Garabed Sogigian, professor at Euphrates College, was my grandfather. For the crimes of being Christian and an intellectual, he was taken to prison where he died. For Hrag Sogigian, my mother, thirteen at the time and oldest of five children, the Genocide began.
Remembering the best of the last good times, but mostly remembering the sad, dark times, she had many stories to tell. These were my bedtime stories. "One night, when the wolves howled," she said, "I knew my father had died. We gathered what we could into our wagon and fled. It was dark; I led the horse that pulled the wagon. I walked and walked. Around my waist was a plastic case with the family photos. My hair turned white overnight."
In the wagon was my grandmother Haiganoosh, her younger daughter Vartoohi and baby boy Diran. Grandparents and two sons were left behind. Hrach, eleven, was given to a man taking boys to safety. Kourken, four, was left to neighbors. The stories ended with, "There is a God and He is good."
The long journey across the Syrian Desert brought them to safety: the Red Cross and care in orphanages. After a few years, Hrach safely completed his journey and reached the United States. He traced his family and brought them to "God Bless America." They "came over on the boat" to Ellis Island. Reunited and settled in Brooklyn, they did laugh again, pray again, marry, raise families and continued their tradition and heritage.
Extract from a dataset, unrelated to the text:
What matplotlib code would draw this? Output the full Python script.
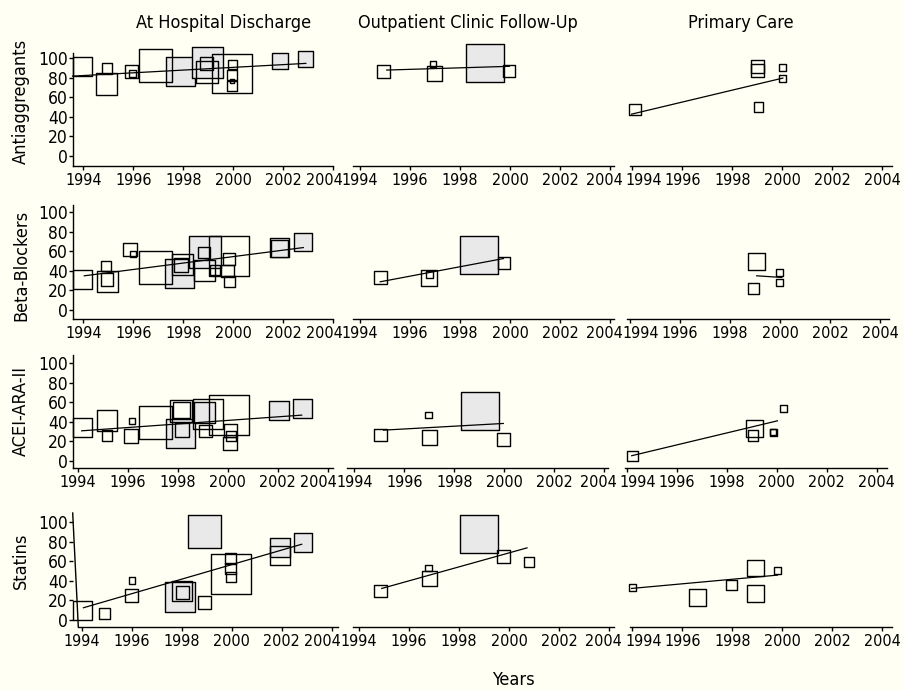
import matplotlib.pyplot as plt
from matplotlib import font_manager as fm
from matplotlib.transforms import ScaledTranslation

# Stata-like narrow sans face, if the machine has one
narrow = None
for pref in ('liberation sans narrow', 'dejavu sans condensed', 'condensed', 'narrow'):
    for f in fm.fontManager.ttflist:
        tag = (f.name + ' ' + f.fname + ' ' + str(f.stretch)).lower()
        if (pref in tag and 'mono' not in tag and 'bold' not in tag.replace(f.name.lower(), '')
                and f.style == 'normal' and f.weight in (400, 'normal', 'regular', 'book')):
            narrow = f
            break
    if narrow is not None:
        break

if narrow is not None:
    plt.rcParams['font.family'] = [narrow.name, 'DejaVu Sans']
    plt.rcParams['font.stretch'] = narrow.stretch
    FS, TFS = 13, 11.5
else:
    plt.rcParams['font.family'] = ['Liberation Sans', 'DejaVu Sans']
    FS, TFS = 11.5, 10.5

settings = ['At Hospital Discharge', 'Outpatient Clinic Follow-Up', 'Primary Care']
drugs = ['Antiaggregants', 'Beta-Blockers', 'ACEI-ARA-II', 'Statins']
year_ticks = [1994, 1996, 1998, 2000, 2002, 2004]
pct_ticks = [0, 20, 40, 60, 80, 100]

# studies: (year, percent, weight as box side, pooled/filled)
anti_hosp = [(1993.97, 91.1, 19.3, 0), (1994.95, 89.1, 10.7, 0), (1994.93, 73.4, 21.3, 0),
             (1995.93, 86.0, 12.7, 0), (1995.97, 84.0, 6.7, 0), (1996.89, 92.5, 33.0, 0),
             (1997.89, 86.0, 29.0, 1), (1998.97, 95.6, 30.7, 1), (1998.95, 85.7, 22.0, 0),
             (1998.93, 94.2, 12.7, 0), (1999.95, 84.3, 39.3, 0), (1999.96, 93.2, 9.0, 0),
             (1999.96, 82.3, 10.0, 0), (1999.96, 76.8, 4.0, 0), (1999.96, 71.0, 10.0, 0),
             (2001.88, 96.6, 15.7, 1), (2002.89, 99.0, 15.7, 1)]
anti_hosp_fit = ([1993.57, 2002.9], [81.5, 94.5])

anti_out = [(1994.95, 86.0, 12.7, 0), (1996.93, 94.2, 5.7, 0), (1996.98, 84.3, 15.3, 0),
            (1998.98, 95.2, 37.7, 1), (1999.96, 86.3, 12.0, 0)]
anti_out_fit = ([1995.07, 1999.97], [87.7, 91.5])

anti_pc = [(1994.11, 47.8, 11.3, 0), (1999.02, 91.0, 12.7, 0), (1999.02, 87.0, 12.7, 0),
           (1999.05, 49.8, 9.5, 0), (2000.02, 90.1, 7.0, 0), (2000.02, 79.5, 7.0, 0)]
anti_pc_fit = ([1993.97, 2000.02], [42.7, 79.5])

beta_hosp = [(1993.97, 31.2, 19.3, 0), (1994.91, 45.1, 10.0, 0), (1994.95, 28.8, 21.0, 0),
             (1994.95, 31.2, 12.3, 0), (1995.87, 62.0, 13.3, 0), (1995.97, 57.6, 6.0, 0),
             (1996.89, 43.7, 33.3, 0), (1997.84, 36.9, 29.0, 1), (1997.97, 46.4, 21.7, 0),
             (1997.91, 45.8, 13.3, 0), (1998.88, 59.0, 32.3, 1), (1998.84, 58.6, 11.7, 0),
             (1998.84, 40.0, 21.0, 0), (1999.83, 55.6, 40.0, 0), (1999.27, 40.7, 10.0, 0),
             (1999.83, 51.9, 12.0, 0), (1999.77, 39.7, 12.7, 0), (1999.83, 29.5, 11.0, 0),
             (2001.85, 63.7, 19.3, 1), (2001.85, 62.4, 16.7, 1), (2002.79, 69.5, 17.3, 1)]
beta_hosp_fit = ([1994.04, 2002.8], [34.9, 63.7])

beta_out = [(1994.81, 33.6, 13.0, 0), (1996.77, 32.9, 15.7, 0), (1996.77, 35.9, 7.3, 0),
            (1998.77, 56.6, 38.0, 1), (1999.74, 48.1, 12.0, 0)]
beta_out_fit = ([1994.81, 1999.74], [28.8, 52.5])

beta_pc = [(1999.05, 49.8, 17.3, 0), (1998.93, 21.7, 11.3, 0), (1999.99, 38.3, 7.0, 0),
           (1999.99, 27.8, 7.0, 0)]
beta_pc_fit = ([1999.07, 2000.07], [34.9, 33.2])

acei_hosp = [(1994.19, 34.2, 19.7, 0), (1995.17, 41.0, 20.7, 0), (1995.17, 25.8, 10.7, 0),
             (1996.16, 40.7, 6.0, 0), (1996.15, 25.1, 14.0, 0), (1997.12, 39.3, 33.3, 0),
             (1998.12, 27.8, 29.3, 1), (1998.15, 51.5, 22.0, 0), (1998.16, 51.9, 16.7, 0),
             (1998.17, 31.5, 14.0, 0), (1999.20, 47.8, 30.0, 0), (1999.09, 49.2, 21.0, 1),
             (1999.11, 30.5, 12.3, 0), (2000.04, 47.1, 40.0, 0), (2000.12, 31.2, 12.7, 0),
             (2000.12, 25.4, 10.0, 0), (2000.09, 17.6, 13.3, 0), (2002.05, 51.2, 19.3, 1),
             (2003.00, 53.9, 19.0, 1)]
acei_hosp_fit = ([1994.16, 2002.96], [30.8, 46.8])

acei_out = [(1995.04, 26.4, 12.7, 0), (1996.98, 46.8, 6.7, 0), (1997.00, 23.7, 15.0, 0),
            (1999.01, 51.2, 37.7, 1), (1999.98, 21.7, 13.3, 0)]
acei_out_fit = ([1995.17, 1999.96], [31.5, 38.3])

acei_pc = [(1994.22, 5.1, 10.7, 0), (1999.10, 33.2, 17.3, 0), (1999.05, 25.8, 10.7, 0),
           (1999.87, 28.8, 7.3, 0), (1999.84, 29.5, 6.3, 0), (2000.28, 53.9, 7.3, 0)]
acei_pc_fit = ([1994.20, 2000.03], [5.4, 41.0])

stat_hosp = [(1994.03, 9.5, 19.3, 0), (1994.92, 6.8, 10.7, 0), (1996.01, 40.3, 6.7, 0),
             (1996.00, 24.7, 13.3, 0), (1997.93, 23.7, 30.0, 1), (1998.00, 29.5, 20.0, 0),
             (1998.03, 28.1, 13.3, 0), (1998.92, 90.5, 32.7, 1), (1998.90, 18.0, 13.3, 0),
             (1999.96, 47.1, 40.0, 0), (1999.96, 62.4, 10.7, 0), (1999.96, 52.5, 10.7, 0),
             (1999.96, 44.1, 10.0, 0), (2001.93, 74.0, 19.3, 1), (2001.93, 66.0, 19.3, 0),
             (2002.84, 79.0, 18.3, 1)]
stat_hosp_fit = ([1994.07, 2002.8], [12.5, 77.3])

stat_out = [(1994.85, 29.5, 12.7, 0), (1996.78, 53.2, 6.7, 0), (1996.82, 42.4, 15.0, 0),
            (1998.81, 87.5, 37.7, 1), (1999.79, 65.1, 13.3, 0), (2000.78, 59.3, 10.0, 0)]
stat_out_fit = ([1994.91, 2000.72], [32.2, 73.6])

stat_pc = [(1993.99, 33.2, 7.0, 0), (1996.60, 22.7, 16.7, 0), (1997.98, 35.6, 10.7, 0),
           (1998.93, 53.2, 16.7, 0), (1998.93, 27.1, 16.7, 0), (1999.81, 50.8, 7.3, 0)]
stat_pc_fit = ([1993.97, 1999.81], [32.2, 45.8])

studies = [[anti_hosp, anti_out, anti_pc], [beta_hosp, beta_out, beta_pc],
           [acei_hosp, acei_out, acei_pc], [stat_hosp, stat_out, stat_pc]]
fits = [[anti_hosp_fit, anti_out_fit, anti_pc_fit], [beta_hosp_fit, beta_out_fit, beta_pc_fit],
        [acei_hosp_fit, acei_out_fit, acei_pc_fit], [stat_hosp_fit, stat_out_fit, stat_pc_fit]]

# layout in pixels
W, H = 904, 690
PPY, PPU = 25.0, 0.98   # px per year, px per percent
rows_px = [(156, 165.7, 53), (310, 319.3, 205), (461, 467.7, 355), (620, 626.7, 513)]  # zero, axis, top
panels_px = [[(72.7, 333.5, 83.3), (352.7, 614, 360), (630, 892, 632.3)],
             [(72.7, 333.5, 83.3), (352.7, 614, 360), (626.7, 889.3, 630)],
             [(72.7, 333.3, 77.7), (346.7, 608.3, 354.3), (625, 886.7, 626.7)],
             [(72.7, 338, 81.7), (352.7, 614, 359), (630, 892, 632.3)]]
label_y = [101.5, 265, 411.5, 561]
title_x = [224, 468, 741]
# sideways nudges (px) of crowded year labels at panel edges: (column, tick index, dx)
nudges = [(0, -1, -9), (1, -1, -6), (2, 0, 11)]

BG = '#fffff3'
FILL = '#e9e9e9'

fig = plt.figure(figsize=(W / 100, H / 100), dpi=100, facecolor=BG)

for r in range(4):
    zero, bot, top = rows_px[r]
    for c in range(3):
        L, R, x0 = panels_px[r][c]
        ax = fig.add_axes([L / W, 1 - bot / H, (R - L) / W, (bot - top) / H])
        ax.set_facecolor('none')
        ax.set_xlim(1994 + (L - x0) / PPY, 1994 + (R - x0) / PPY)
        ax.set_ylim((zero - bot) / PPU, (zero - top) / PPU)

        pts = studies[r][c]
        for filled in (1, 0):
            sel = [p for p in pts if p[3] == filled]
            if not sel:
                continue
            ax.scatter([p[0] for p in sel], [p[1] for p in sel],
                       s=[(p[2] * 0.72) ** 2 for p in sel], marker='s',
                       facecolors=FILL if filled else 'none', edgecolors='black',
                       linewidths=1.0, clip_on=False, zorder=2 if filled else 3)
        fx, fy = fits[r][c]
        ax.plot(fx, fy, color='black', lw=0.9, zorder=4, clip_on=False)

        for s in ('top', 'right'):
            ax.spines[s].set_visible(False)
        for s in ('left', 'bottom'):
            ax.spines[s].set_linewidth(1.0)
        ax.set_xticks(year_ticks)
        ax.tick_params(axis='x', length=3, width=1, pad=2, labelsize=TFS, colors='black')
        if c == 0:
            ax.set_yticks(pct_ticks)
            ax.tick_params(axis='y', length=3, width=1, pad=0.5, labelsize=TFS + 1)
            if r == 3:
                ax.spines['left'].set_visible(False)
                ax.plot([0, 5.6 / (R - L)], [1, 0], transform=ax.transAxes,
                        color='black', lw=1.0, clip_on=False)
                lo, hi = ax.get_xlim()
                ax.spines['bottom'].set_bounds(lo + 5.6 / PPY, hi)
        else:
            ax.spines['left'].set_visible(False)
            ax.set_yticks([])
        for col, idx, dx in nudges:
            if col == c:
                lab = ax.xaxis.get_major_ticks()[idx].label1
                lab.set_transform(lab.get_transform() +
                                  ScaledTranslation(dx / 100, 0, fig.dpi_scale_trans))

for c in range(3):
    fig.text(title_x[c] / W, 1 - 23 / H, settings[c], ha='center', va='center', fontsize=FS)
for r in range(4):
    fig.text(21 / W, 1 - label_y[r] / H, drugs[r], rotation=90, ha='center', va='center', fontsize=FS)
fig.text(513 / W, 1 - 680 / H, 'Years', ha='center', va='center', fontsize=FS)

fig.savefig('out.png', dpi=100, facecolor=BG)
My mother's family told no stories, at least not to me. My dear-heart mother was the main storyteller. When she married my father, Mihran Tufenkjian, I inherited another family of survivors rich in history, but they hardly spoke. My father worked hard, read his Bible, but told no stories. When I married my husband Richard, I inherited several more families of survivors. Grandmother Pearlante, my new best friend, matched my mother in her remembering.
About ten years ago, families started handing envelopes of photos to me for safekeeping. I
always knew that I would do this work later in my life, but realized that later was now. Using photos and objects as a vehicle, I began making art, which has turned out to be my most satisfying body of work. Done with a mix of sadness and joy, it is a historical journey of my Armenian ancestors, immediate and distant, honoring their courage, dignity, intelligence, survival and love of family their lives.
All my inherited families are represented, identified by their authentic symbols and imagery. Five generations are covered; stories are interwoven, but the plot remains the same, and I edit for happy endings. The surface is interwoven using drawing, painting, collage, transfers and printmaking. Many pieces are layered with transparent papers. Using some of my own history, stories and mixed memories, the works grow and feed each other.
Mother of three daughters and one son, grandmamma to four granddaughters and six grandsons, there are many new stories to tell, and envelopes with old photos still arrive.